Google Earth satellite imagery of September and October 2017, and earlier, suggest that the road construction started probably after the Doklam stand-off in the India-Bhutan-China tri-junction area, starting in mid-June 2017. Chinese Border Defense personnel have also been observed patrolling the area along the newly constructed road in the Shaksgam region. At least two military posts are also visible now. Older satellite imagery of 24 October 2016 shows no roads or posts in this entire area of Shaksgam Valley, claims The Print. Area maps clearly show that Rimo Glacier, Teram Shehr Glacier and the Siachen Glacier are located within the Indian union territory of Ladakh. The adjoining areas of these glaciers are PLA dominated territories like Shaksgam Valley and Yarkand Valley in the north and PoJK in the west.

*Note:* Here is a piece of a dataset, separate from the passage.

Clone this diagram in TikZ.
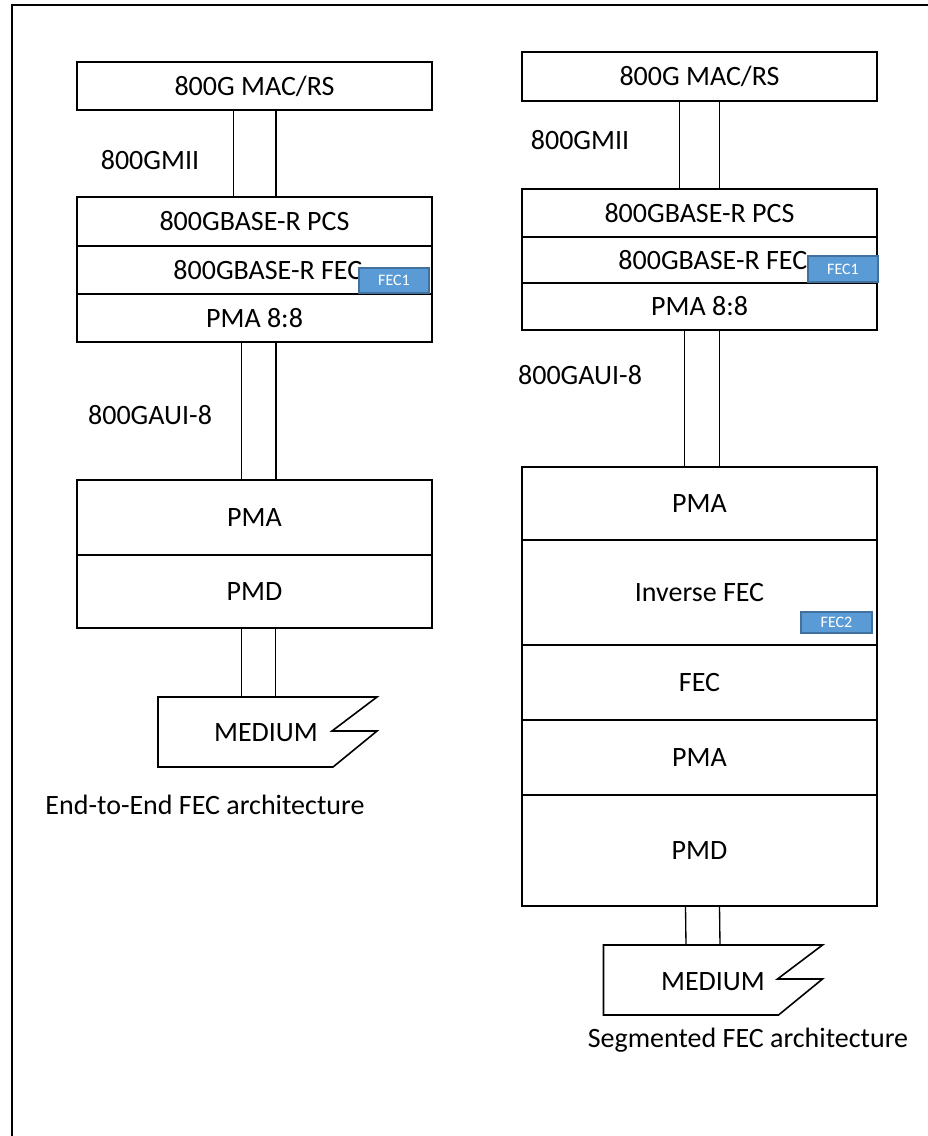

Satellite image accessed by The Print in 2018 shows that this new road is linked to two Chinese military posts outside the Shaksgam Valley. One of the posts is the headquarters of the PLA unit operating in the area. These two posts have a dugout fighting trench overlooking the river, and a training area in the rear. There are also at least two military posts seen in the Shaksgam Valley. One of them has double wire fencing as well as a double bund around it, with the wire fencing extending right up to the river.

The first post is at the northern end of the Shaksgam Valley and the second is 20 km to the south, along the new road. The base structure for a third post is apparently being prepared about 1.5 km southeast of the second post along the new road. Earth-moving and road construction equipment are observed very close to this third post. By early 2019, the Indian media reported that the length of road constructed in Shaksgam Valley had reached 70 km (Indiatimes, 08 January 2019).

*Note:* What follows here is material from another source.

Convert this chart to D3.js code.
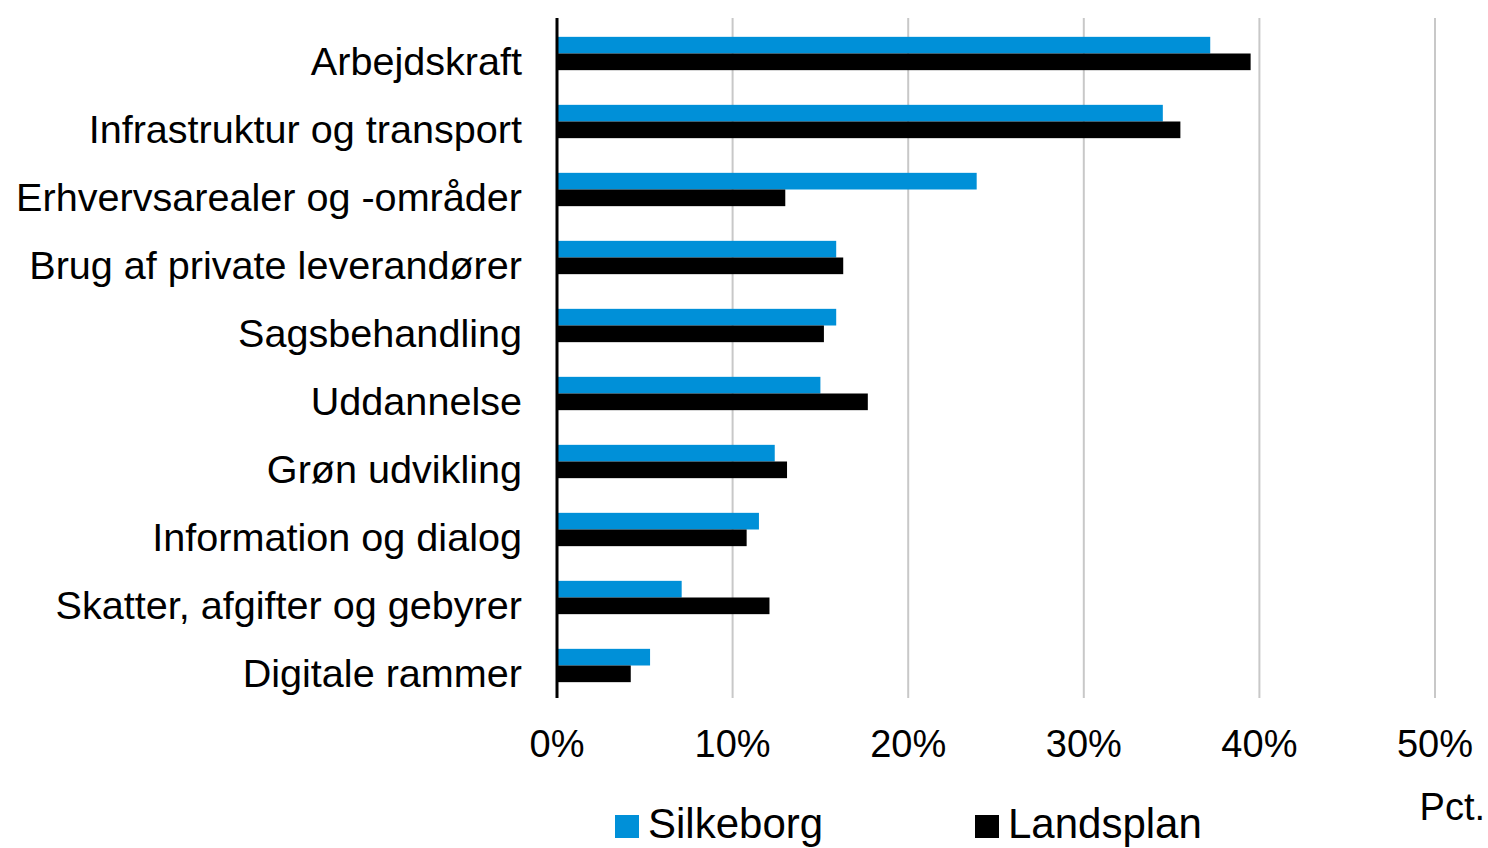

Recent reports indicate that China and Pakistan are planning another road through the Shaksgam Valley. The Hindustan Times reported (19 January 2022) about plans to construct a road connecting Yarkand in Sinkiang to Muzaffarabad in PoJK through the Shaksgam Valley. Pakistan media had earlier reported (Profit Pakistan Today, 15 January 2021) that the Gilgit-Baltistan’s Works Department, through a letter on 8 January 2021, was asked to prepare the ‘concept clearance proposal’ for the new route of CPEC, for “Construction of 33 feet wide truckable road from Yarkand (China border) to Gorikot in Astor via Shagarthang, Skardu” at the earliest.

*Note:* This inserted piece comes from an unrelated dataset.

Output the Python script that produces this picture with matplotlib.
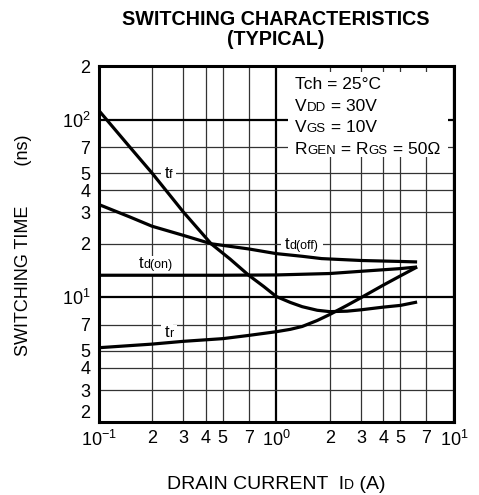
import matplotlib
matplotlib.use('Agg')
import matplotlib.pyplot as plt
from matplotlib import transforms as mtransforms
from matplotlib.patches import Rectangle

plt.rcParams['font.family'] = ['Liberation Sans', 'DejaVu Sans']
plt.rcParams['mathtext.default'] = 'regular'

# ---- data ----
I_tf = [0.1, 0.15, 0.2, 0.3, 0.43, 0.55, 0.7, 0.85, 1.0, 1.2, 1.4, 1.7, 2.0, 2.5, 3.0, 4.0, 5.0, 6.2]
t_f = [113, 70, 50, 30.2, 20, 16.4, 13.3, 11.5, 10.1, 9.35, 8.85, 8.45, 8.3, 8.35, 8.5, 8.8, 9.0, 9.4]

I_toff = [0.1, 0.15, 0.2, 0.3, 0.43, 0.7, 1.0, 1.4, 1.8, 3.0, 5.0, 6.2]
t_doff = [33.3, 28.3, 25.1, 22.3, 20, 18.7, 17.6, 17.0, 16.5, 16.1, 15.9, 15.8]

I_ton = [0.1, 0.5, 1.0, 2.0, 3.0, 5.0, 6.2]
t_don = [13.3, 13.3, 13.35, 13.6, 14.0, 14.5, 14.8]

I_tr = [0.1, 0.2, 0.3, 0.5, 0.7, 1.0, 1.2, 1.4, 1.7, 2.0, 2.5, 3.0, 4.0, 5.0, 6.2]
t_r = [5.2, 5.45, 5.65, 5.85, 6.1, 6.4, 6.6, 6.85, 7.4, 8.0, 9.0, 9.95, 11.7, 13.2, 14.8]

x_major = [0.1, 1, 10]
x_major_labels = [r'$10^{-1}$', r'$10^{0}$', r'$10^{1}$']
x_minor = [0.2, 0.3, 0.4, 0.5, 0.7, 2, 3, 4, 5, 7]
x_minor_labels = ['2', '3', '4', '5', '7', '2', '3', '4', '5', '7']
y_major = [10, 100]
y_major_labels = [r'$10^{1}$', r'$10^{2}$']
y_minor = [2, 3, 4, 5, 7, 20, 30, 40, 50, 70, 200]
y_minor_labels = ['2', '3', '4', '5', '7', '2', '3', '4', '5', '7', '2']

W, H = 479, 495
fig = plt.figure(figsize=(W / 100, H / 100), dpi=100)
L, R, T, B = 98.5, 454, 66, 421.5
ax = fig.add_axes([L / W, 1 - B / H, (R - L) / W, (B - T) / H])
ax.set_xscale('log')
ax.set_yscale('log')
ax.set_xlim(0.1, 10)
ax.set_ylim(2, 200)

ax.set_xticks(x_major)
ax.set_xticklabels(x_major_labels)
ax.set_xticks(x_minor, minor=True)
ax.set_xticklabels(x_minor_labels, minor=True)
ax.set_yticks(y_major)
ax.set_yticklabels(y_major_labels)
ax.set_yticks(y_minor, minor=True)
ax.set_yticklabels(y_minor_labels, minor=True)
ax.tick_params(which='both', length=0, labelsize=13, pad=6)
# lowest y label sits a little above the corner, as in the reference
ax.get_yticklabels(minor=True)[0].set_verticalalignment('bottom')

ax.grid(which='major', color='black', lw=1.6)
ax.grid(which='minor', color='#333333', lw=0.9)
ax.set_axisbelow(True)
for s in ax.spines.values():
    s.set_linewidth(2.2)
    s.set_zorder(6)

for xs, ys in [(I_tf, t_f), (I_toff, t_doff), (I_ton, t_don), (I_tr, t_r)]:
    ax.plot(xs, ys, color='black', lw=2.3, zorder=3, solid_joinstyle='round',
            solid_capstyle='butt')

# white panel behind the condition text
ax.add_patch(Rectangle((1.17, 61.5), 9.25 - 1.17, 184.8 - 61.5, facecolor='white',
                       edgecolor='none', zorder=1))

renderer = fig.canvas.get_renderer()


def widths(pieces):
    out = []
    for s, size in pieces:
        t = fig.text(0, 0, s, fontsize=size)
        out.append(t.get_window_extent(renderer).width * 72 / fig.dpi)
        t.remove()
    return out


def rich(parent, base, x, y, pieces, ha='left', bg=False, pad=2.0, zorder=5):
    ws = widths(pieces)
    off = 0.0
    if ha == 'center':
        off = -sum(ws) / 2
    for (s, size), w in zip(pieces, ws):
        tr = mtransforms.offset_copy(base, fig=fig, x=off, y=0, units='points')
        if bg:
            parent.text(x, y, s, transform=tr, fontsize=size, ha='left', va='baseline',
                        color=(0, 0, 0, 0), zorder=2, clip_on=False,
                        bbox=dict(facecolor='white', edgecolor='none', pad=pad))
        parent.text(x, y, s, transform=tr, fontsize=size, ha='left', va='baseline',
                    color='black', zorder=zorder, clip_on=False)
        off += w


big, small = 12, 9
# curve labels
rich(ax, ax.transData, 0.235, 46.8, [('t', big), ('f', small)], bg=True, pad=2.5)
rich(ax, ax.transData, 0.168, 14.6, [('t', big), ('d(on)', small)], bg=True, pad=2.0)
rich(ax, ax.transData, 0.235, 5.97, [('t', big), ('r', small)], bg=True, pad=2.5)
rich(ax, ax.transData, 1.12, 18.7, [('t', big), ('d(off)', small)], bg=True, pad=3.0)

# conditions
cx = 295 / W
rich(fig, fig.transFigure, cx, 1 - 89 / H, [('Tch = 25°C', 12.5)])
rich(fig, fig.transFigure, cx, 1 - 111 / H, [('V', 12.5), ('DD', 9.5), (' = 30V', 12.5)])
rich(fig, fig.transFigure, cx, 1 - 132 / H, [('V', 12.5), ('GS', 9.5), (' = 10V', 12.5)])
rich(fig, fig.transFigure, cx, 1 - 153.5 / H,
     [('R', 12.5), ('GEN', 9.5), (' = R', 12.5), ('GS', 9.5), (' = 50Ω', 12.5)])

# title
fig.text(276 / W, 1 - 25 / H, 'SWITCHING CHARACTERISTICS', ha='center', va='baseline',
         fontsize=14.2, weight='bold')
fig.text(276 / W, 1 - 45 / H, '(TYPICAL)', ha='center', va='baseline',
         fontsize=14.2, weight='bold')

# axis labels
rich(fig, fig.transFigure, 276 / W, 1 - 489 / H,
     [('DRAIN CURRENT  I', 14), ('D', 10), (' (A)', 14)], ha='center')
fig.text(24 / W, 1 - 245 / H, 'SWITCHING TIME        (ns)', rotation=90, ha='center',
         va='center', fontsize=13)

fig.savefig('out.png', dpi=100)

This new route would be around 350km shorter than the existing land route between Pakistan and China.The opening of a possible new front by Beijing in the western Himalayas follows confrontation between Indian and Chinese forces further east on the border in Doklam (Bhutan) and Tuting (Arunachal Pradesh) in 2017. These new posts and the new road in the Shaksgam Valley open up an additional route for Chinese troops along the LAC. The alignment of the new road is along the northern edge of the Shaksgam River.

Although Chinese activity in the Shaksgam Valley is not a direct military threat yet to Indian troops holding the Siachen Glacier, the highest battlefield in the world, the People’s Liberation Army actions could be considered “provocative”. The PLA has a history of aggressive transgressions into what the Indian Army calls sub-sector north and has consistently blocked their patrols in Depsang Bulge, south of DBO with massive brigade-level deployments at Tein Wein Dein (TWD) across the LAC.

Opposite this sector, PLA troops from the Xinjiang Military District have carried out high-altitude live-fire assault ammunition training and military exercises (Eurasian Times, 5 July 2021) in the Karakoram mountains at regular intervals. Satellite images also showed that Xinjiang’s Malan airbase is hosting an unmanned aerial vehicle (UAV) base. There is thus a clear and present danger posed by China in collusion with Pakistan to India’s national security. This has taken the form of diplomatic connivance in the signing of the 1963 border agreement which has prevented India from asserting its territorial rights up to Afghanistan. Second and more recently, China has invested in construction of military infrastructure in the Shaksgam Valley which could, in the medium term, pose a military threat to Indian forces in Ladakh.